- Born: James Christopher Flowers 1957 (age 67–68) Berkeley, California, U.S.
- Education: Harvard University (BA)
- Occupation(s): Private equity, Humanitarian, and Philanthropist
- Employer(s): J.C. Flowers & Co. Goldman Sachs (prior)
- Known for: Financial services investing, J.C. Flowers & Co., J.C. Flowers Foundation
- Title: Managing Director and CEO
- Spouses: Mary White ​ ​(m. 1984, divorced)​; Anne Flowers ;

= J. Christopher Flowers =

American investment manager (born 1957)

James Christopher Flowers (born 1957) is an American private equity investor and investment manager focused on the financial services industry. He is a managing director and CEO of J.C. Flowers & Co., and a member of the firm's Management Committee.

==Early life and education==
Flowers was born in 1957 in Berkeley, California. He grew up in Wayland, Massachusetts, where he attended Wayland High School. He graduated magna cum laude from Harvard University with a degree in Applied Mathematics.

==Professional career==

=== Goldman Sachs ===
Flowers worked at Goldman Sachs for 19 years starting in March 1979, and was a founder of Goldman's financial institutions merger practice in the 1980s. Flowers was named partner in 1988, the same year as former Goldman CEO Lloyd Blankfein and former Merrill Lynch CEO John Thain. At 31, he was one of the youngest Goldman Sachs partners in history. Flowers retired from Goldman in 1998, one of fifteen partners to leave the bank prior to its 1998 initial public offering.

=== J.C. Flowers & Co. ===
In 1998, Flowers founded J.C. Flowers & Co., a private equity advisory and fund management firm which has acquired major equity stakes in Shinsei, NIBC Bank, HSH Nordbank and other financial institutions. As of 2017, the company manages assets of US$6.7 billion.
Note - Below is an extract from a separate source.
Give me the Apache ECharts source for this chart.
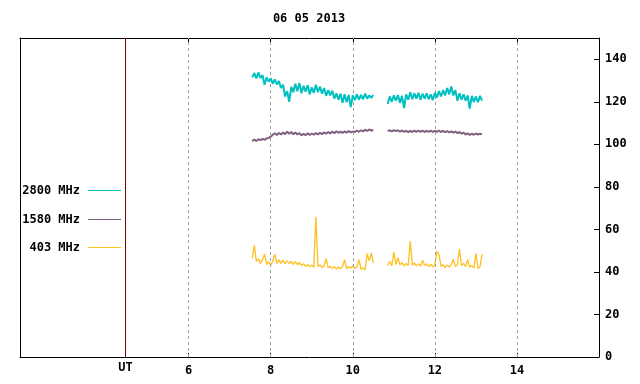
<!DOCTYPE html>
<html>
<head>
<meta charset="utf-8">
<script src="https://cdn.jsdelivr.net/npm/echarts@6/dist/echarts.min.js"></script>
<style>html,body{margin:0;padding:0;background:#fff}#c{width:640px;height:384px}</style>
</head>
<body>
<div id="c"></div>
<script>
const title = '06 05 2013';
const seriesNames = ['2800 MHz', '1580 MHz', '403 MHz'];
const xTicks = [6, 8, 10, 12, 14];
const yTicks = [0, 20, 40, 60, 80, 100, 120, 140];
const utHour = 4.46;
const gapHour = 10.68;

const t1 = [7.55,7.60,7.65,7.70,7.75,7.80,7.85,7.90,7.95,8.00,
            8.05,8.10,8.15,8.20,8.25,8.30,8.35,8.40,8.45,8.50,
            8.55,8.60,8.65,8.70,8.75,8.80,8.85,8.90,8.95,9.00,
            9.05,9.10,9.15,9.20,9.25,9.30,9.35,9.40,9.45,9.50,
            9.55,9.60,9.65,9.70,9.75,9.80,9.85,9.90,9.95,10.00,
            10.05,10.10,10.15,10.20,10.25,10.30,10.35,10.40,10.45,10.50];
const t2 = [10.85,10.90,10.95,11.00,11.05,11.10,11.15,11.20,11.25,11.30,
            11.35,11.40,11.45,11.50,11.55,11.60,11.65,11.70,11.75,11.80,
            11.85,11.90,11.95,12.00,12.05,12.10,12.15,12.20,12.25,12.30,
            12.35,12.40,12.45,12.50,12.55,12.60,12.65,12.70,12.75,12.80,
            12.85,12.90,12.95,13.00,13.05,13.10,13.15];

const v2800a = [131.5,133.5,131.0,133.8,131.2,132.5,128.0,131.5,129.5,131.0,
                128.5,130.5,128.2,129.8,126.5,128.0,122.5,125.0,120.0,127.0,
                124.5,128.5,125.0,128.8,124.0,127.5,124.8,127.8,123.5,126.8,
                124.2,128.0,124.5,127.2,123.8,126.5,122.8,125.5,123.0,125.2,
                121.5,124.0,121.0,123.8,119.5,123.5,119.8,123.2,117.5,123.0,
                120.8,123.5,121.0,123.2,121.2,123.8,121.5,123.0,121.8,123.2];
const v2800b = [119.0,122.5,120.0,123.0,120.5,123.2,119.5,122.8,117.0,123.5,
                121.0,124.5,121.2,124.0,121.5,124.2,121.0,123.8,121.5,124.0,
                121.2,123.5,120.8,124.2,122.0,125.0,122.5,125.5,123.0,126.5,
                123.5,127.2,123.0,125.5,120.5,124.0,121.0,123.5,120.5,123.0,
                116.8,122.8,120.0,122.5,119.8,122.8,120.5];

const v1580a = [101.5,102.2,101.6,102.4,102.0,102.6,102.1,102.8,103.0,103.6,
                104.5,105.2,104.4,105.3,104.6,105.6,104.8,106.0,105.0,105.8,
                104.7,105.6,104.6,105.3,104.2,105.0,104.3,105.2,104.4,105.1,
                104.5,105.3,104.6,105.4,104.8,105.6,105.0,105.8,105.1,106.0,
                105.2,106.2,105.4,106.0,105.3,106.1,105.5,106.2,105.6,106.0,
                105.8,106.4,105.9,106.6,106.1,106.9,106.3,107.0,106.4,106.8];
const v1580b = [106.2,106.6,106.1,106.7,106.2,106.6,106.0,106.5,105.8,106.4,
                105.7,106.3,105.8,106.4,105.9,106.5,105.9,106.4,105.8,106.3,
                105.9,106.4,105.8,106.3,105.9,106.5,105.8,106.3,105.7,106.2,
                105.6,106.1,105.5,106.0,105.3,105.8,105.0,105.5,104.6,105.2,
                104.4,105.0,104.5,105.1,104.6,105.0,104.7];

const v403a = [46.5,52.5,45.0,46.2,44.0,45.8,48.5,43.5,44.8,43.2,
               45.0,48.3,44.0,45.8,44.0,45.5,43.9,45.2,44.0,45.0,
               43.6,44.8,43.4,44.4,43.0,43.8,42.6,43.5,42.4,43.2,
               42.2,65.9,42.5,43.4,42.0,42.9,46.3,42.0,42.6,41.6,
               42.5,41.3,42.3,41.5,42.4,45.8,41.6,42.6,41.8,42.8,
               41.6,42.4,45.8,41.2,42.0,41.0,48.6,45.2,49.0,44.0];
const v403b = [43.0,45.0,42.8,49.3,43.5,46.8,43.2,44.5,42.8,44.0,
               43.0,54.5,43.2,44.2,42.9,43.8,42.7,45.5,43.0,43.8,
               42.5,43.6,42.4,43.5,49.7,48.4,42.5,43.5,42.0,43.2,
               42.3,43.4,46.0,42.6,43.5,50.7,43.0,44.0,42.5,45.8,
               42.2,43.0,41.8,48.7,41.6,42.5,48.4];

const colors = ['#00c0c0', '#806080', '#ffc020'];
const widths = [2, 2, 1.3];
const FONT = "'DejaVu Sans Mono', monospace";

function build(a, b) {
  return t1.map((t, i) => [t, a[i]])
    .concat([[gapHour, '-']])
    .concat(t2.map((t, i) => [t, b[i]]));
}
const seriesData = [build(v2800a, v2800b), build(v1580a, v1580b), build(v403a, v403b)];

const chart = echarts.init(document.getElementById('c'), null, {renderer: 'canvas'});
const txt = {color: '#000', fontFamily: FONT, fontWeight: 'bold', fontSize: 12};

const legendCenters = [191.5, 220.5, 248.5];
const option = {
  animation: false,
  backgroundColor: '#fff',
  title: {
    text: title, left: 309, textAlign: 'center', top: 13, padding: 0,
    textStyle: Object.assign({}, txt)
  },
  legend: seriesNames.map((n, i) => ({
    data: [{name: n, icon: 'path://M0,0H33V1H0Z'}], orient: 'vertical', align: 'right',
    right: 519, top: legendCenters[i] - 7,
    padding: 0, itemWidth: 33, itemHeight: 14, selectedMode: false,
    itemStyle: {color: colors[i], opacity: 1},
    textStyle: Object.assign({padding: [0, 3, 0, 0]}, txt)
  })),
  grid: {left: 20, right: 41, top: 38, bottom: 27, containLabel: false},
  xAxis: [{
    type: 'value', min: 1.89, max: 16, position: 'bottom',
    axisLine: {show: true, onZero: false, lineStyle: {color: '#000', width: 1}},
    axisTick: {show: true, inside: true, length: 4, customValues: xTicks, lineStyle: {color: '#000'}},
    axisLabel: Object.assign({customValues: xTicks, margin: 8}, txt),
    splitLine: {show: false}
  }, {
    type: 'value', min: 1.89, max: 16, position: 'top',
    axisLine: {show: true, onZero: false, lineStyle: {color: '#000', width: 1}},
    axisTick: {show: true, inside: true, length: 4, customValues: xTicks, lineStyle: {color: '#000'}},
    axisLabel: {show: false},
    splitLine: {show: false}
  }],
  yAxis: [{
    type: 'value', min: 0, max: 150, position: 'right',
    axisLine: {show: true, onZero: false, lineStyle: {color: '#000', width: 1}},
    axisTick: {show: true, inside: true, length: 5, customValues: yTicks, lineStyle: {color: '#000'}},
    axisLabel: Object.assign({customValues: yTicks, margin: 6}, txt),
    splitLine: {show: false}
  }, {
    type: 'value', min: 0, max: 150, position: 'left',
    axisLine: {show: true, onZero: false, lineStyle: {color: '#000', width: 1}},
    axisTick: {show: false}, axisLabel: {show: false}, splitLine: {show: false}
  }],
  series: seriesNames.map((n, i) => {
    const s = {
      name: n, type: 'line', data: seriesData[i], symbol: 'none', showSymbol: false,
      connectNulls: false, color: colors[i],
      lineStyle: {color: colors[i], width: widths[i]}, z: 3 + (2 - i)
    };
    if (i === 0) {
      s.markLine = {
        silent: true, symbol: 'none', animation: false,
        data: xTicks.map(v => ({
          xAxis: v,
          lineStyle: {color: '#a0a0a0', type: [3, 3], width: 1},
          label: {show: false}
        })).concat([{
          xAxis: utHour,
          lineStyle: {color: '#800000', type: 'solid', width: 1},
          label: Object.assign({show: true, position: 'start', formatter: 'UT', distance: 5}, txt)
        }])
      };
    }
    return s;
  })
};
chart.setOption(option);
</script>
</body>
</html>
Flowers was the main partner of Ripplewood Holdings CEO Tim Collins in the 2000 acquisition of Long-Term Credit Bank of Japan to form Shinsei Bank. He became a director of Shinsei Bank in March 2000. Shinsei's initial public offering in 2004 netted a profit of approximately $1 billion for himself and $7 billion total for his investment group. However, the value of the investor group's stake decreased in the following years.
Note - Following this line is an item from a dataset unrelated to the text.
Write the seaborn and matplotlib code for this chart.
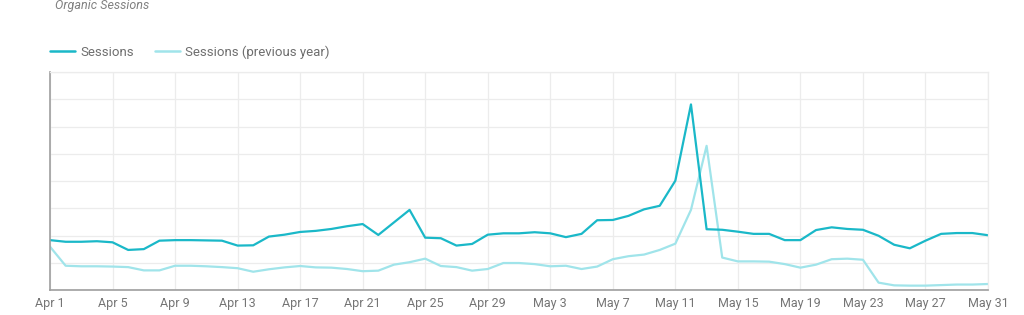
import numpy as np
import pandas as pd
import matplotlib
matplotlib.use("Agg")
import matplotlib.pyplot as plt
import seaborn as sns
from matplotlib.lines import Line2D

dates = pd.date_range("2021-04-01", "2021-05-31", freq="D")

sessions = [1.83, 1.77, 1.77, 1.79, 1.75, 1.47, 1.50, 1.81, 1.83, 1.83,
            1.82, 1.81, 1.63, 1.64, 1.96, 2.03, 2.13, 2.17, 2.24, 2.34,
            2.42, 2.02, 2.48, 2.94, 1.92, 1.90, 1.63, 1.69, 2.03, 2.08,
            2.08, 2.12, 2.08, 1.94, 2.06, 2.56, 2.57, 2.72, 2.96, 3.09,
            4.01, 6.81, 2.23, 2.21, 2.14, 2.06, 2.06, 1.83, 1.83, 2.20,
            2.30, 2.24, 2.21, 1.99, 1.66, 1.53, 1.81, 2.06, 2.09, 2.09,
            2.01]

sessions_prev = [1.59, 0.89, 0.87, 0.87, 0.86, 0.84, 0.72, 0.72, 0.89, 0.89,
                 0.87, 0.84, 0.80, 0.67, 0.76, 0.83, 0.88, 0.83, 0.82, 0.77,
                 0.69, 0.71, 0.93, 1.02, 1.15, 0.88, 0.84, 0.71, 0.77, 0.99,
                 0.99, 0.95, 0.87, 0.89, 0.77, 0.86, 1.13, 1.24, 1.30, 1.47,
                 1.70, 2.94, 5.29, 1.19, 1.05, 1.05, 1.04, 0.95, 0.82, 0.93,
                 1.13, 1.15, 1.11, 0.27, 0.17, 0.16, 0.16, 0.18, 0.20, 0.20,
                 0.22]

series_names = ["Sessions", "Sessions (previous year)"]
colors = ["#1ab8c8", "#a0e4ea"]
title = "Organic Sessions"

df = pd.DataFrame({
    "date": list(dates) * 2,
    "value": sessions + sessions_prev,
    "series": [series_names[0]] * len(dates) + [series_names[1]] * len(dates),
})

sns.set_theme(style="white")
plt.rcParams["font.family"] = ["Roboto", "DejaVu Sans"]

fig = plt.figure(figsize=(10.24, 3.15), dpi=100)
ax = fig.add_axes([50 / 1024, 25 / 315, 938 / 1024, 218 / 315])

sns.lineplot(data=df, x="date", y="value", hue="series", hue_order=series_names[::-1],
             palette={series_names[0]: colors[0], series_names[1]: colors[1]},
             ax=ax, legend=False, linewidth=1.6)

ax.set_xlim(dates[0], dates[-1])
ax.set_ylim(0, 8)
ax.set_yticks(np.arange(0, 9, 1))
ax.set_yticklabels([])
ticks = dates[::4]
ax.set_xticks(ticks)
ax.set_xticklabels([f"{d.strftime('%b')} {d.day}" for d in ticks], color="#757575", fontsize=9)
ax.tick_params(axis="x", length=0, pad=5)
ax.tick_params(axis="y", length=0)
ax.set_xlabel("")
ax.set_ylabel("")
ax.grid(True, color="#ececec", linewidth=0.9)
for s in ["top", "right"]:
    ax.spines[s].set_color("#ececec")
    ax.spines[s].set_linewidth(0.9)
for s in ["left", "bottom"]:
    ax.spines[s].set_color("#9e9e9e")
    ax.spines[s].set_linewidth(1.2)

handles = [Line2D([], [], color=colors[0], linewidth=1.8),
           Line2D([], [], color=colors[1], linewidth=1.8)]
leg = fig.legend(handles, series_names, loc="center left",
                 bbox_to_anchor=(50 / 1024, 1 - 52 / 315), ncol=2, frameon=False,
                 borderpad=0, borderaxespad=0,
                 handlelength=1.9, handletextpad=0.38, columnspacing=1.6,
                 fontsize=9.5)
for t in leg.get_texts():
    t.set_color("#6e6e6e")

fig.text(55 / 1024, 1 - 5 / 315, title, fontsize=9, style="italic",
         color="#808080", va="center", ha="left")

fig.savefig("out.png", dpi=100, facecolor="white")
=== Involvement in the 2008 financial crisis ===
After an unsuccessful attempt to arrange an acquisition of Sallie Mae in 2007, Flowers became deeply involved in the 2008 financial crisis. He was approached by AIG to advise it on avoiding an imminent financial collapse. Flowers was well acquainted with Treasury Secretary Henry Paulson from their days together at Goldman Sachs, and was among the first to warn Paulson of the impending disaster at AIG. Flowers continued to advise Bank of America as it gave up on a Lehman acquisition and went on to acquire Merrill Lynch. Flowers's role in the crisis was portrayed by Michael O'Keefe in the 2011 HBO film Too Big to Fail.

In September 2008, Flowers also purchased the First National Bank of Cainesville, a regional bank in Missouri, renaming it Flowers National Bank. Flowers sold the bank to Farmers Bank of Northern Missouri in 2016.

In June 2014, Flowers completed the first public listing of a British bank on the London Stock Exchange's main market for more than a decade when he floated U.K. bank OneSavings Bank (OSB), a small business and mortgage lender he bought into in 2010. Later that year, he argued that banking regulations after the 2008 financial crisis had depressed profitability so much that lenders would struggle to attract enough investors to survive the next financial crisis. In 2016, Fortune reported that he suffered heavy losses from the Brexit vote, largely as a result of private equity investments in OSB; however, by 2018, Flowers had completely exited OSB in one of the most profitable recent financial services deals.